Document templates — shared letterhead, blank, and merge templates that seed new working files
Last updated: July 12, 2026 by Steve
Document Templates
Document templates are tenant-shared starter files that seed new working files in a request's Documents workspace. Each template is a letterhead, blank, or merge document (Word or Excel) stored once and copied whenever a coordinator starts a new draft — so response letters and worksheets begin from a consistent, branded starting point.

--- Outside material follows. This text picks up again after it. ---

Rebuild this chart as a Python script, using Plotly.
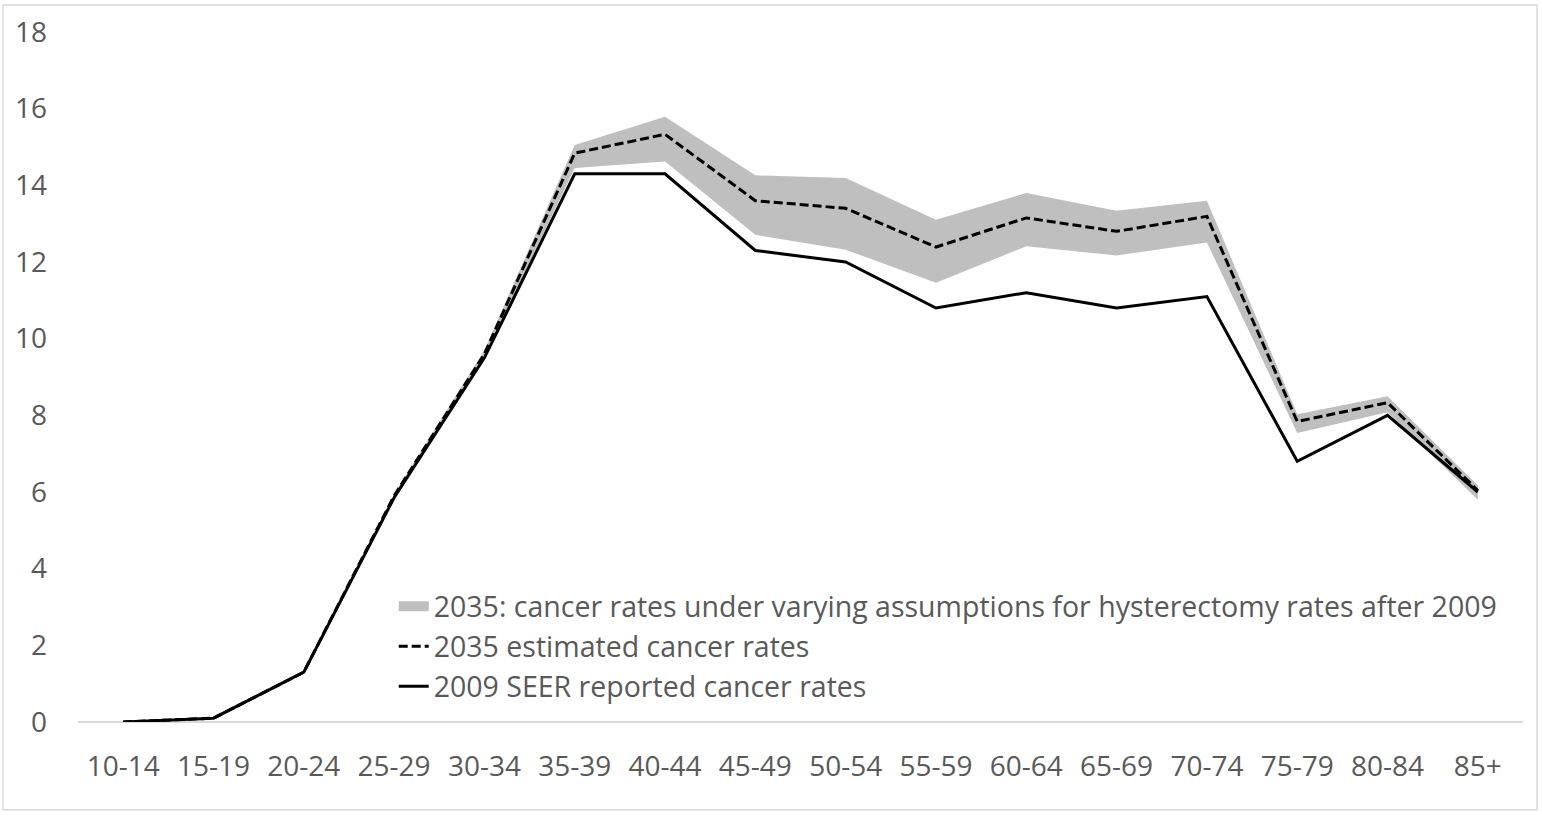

(screenshot placeholder — capture: the Document templates settings screen listing templates with their Kind and File format, and an upload control)
Where to find it
Open the Settings hub and choose Document templates, grouped with the other template editors — Correspondence templates and Notification templates.
Template fields
| Field | What it controls |
|---|---|
| Name | The label shown when a coordinator picks a template for a new working file |
| Kind | Letterhead, Merge, or Blank |
| File format | The document format — docx or xlsx |
| Template file | The uploaded document that is copied to seed the working file |
| Active | Only active templates are offered |
Template kinds
| Kind | What it produces |
|---|---|
| Letterhead | A pre-branded document to draft on top of |
| Blank | An empty starter in the chosen format |
| Merge | A document whose fields are filled in when it is used |
How it affects end-user behavior
On a request's Documents workspace, the Working files sub-tab is a scratch area for drafts. When a coordinator starts a new working file from a template, the template is copied in with check-out/versioning and notes. For requests, the Finalize action seals a working-file draft into correspondence. These are distinct from the letterhead or merge template chosen for a correspondence PDF copy — document templates seed working files, correspondence templates render sent letters.
Tips
- Keep an active letterhead for each kind of document your office drafts.
- Deactivate outdated templates rather than deleting them, so existing working files keep their provenance.
- Use merge templates where a draft should pre-fill known details; use blank for a free-form starter.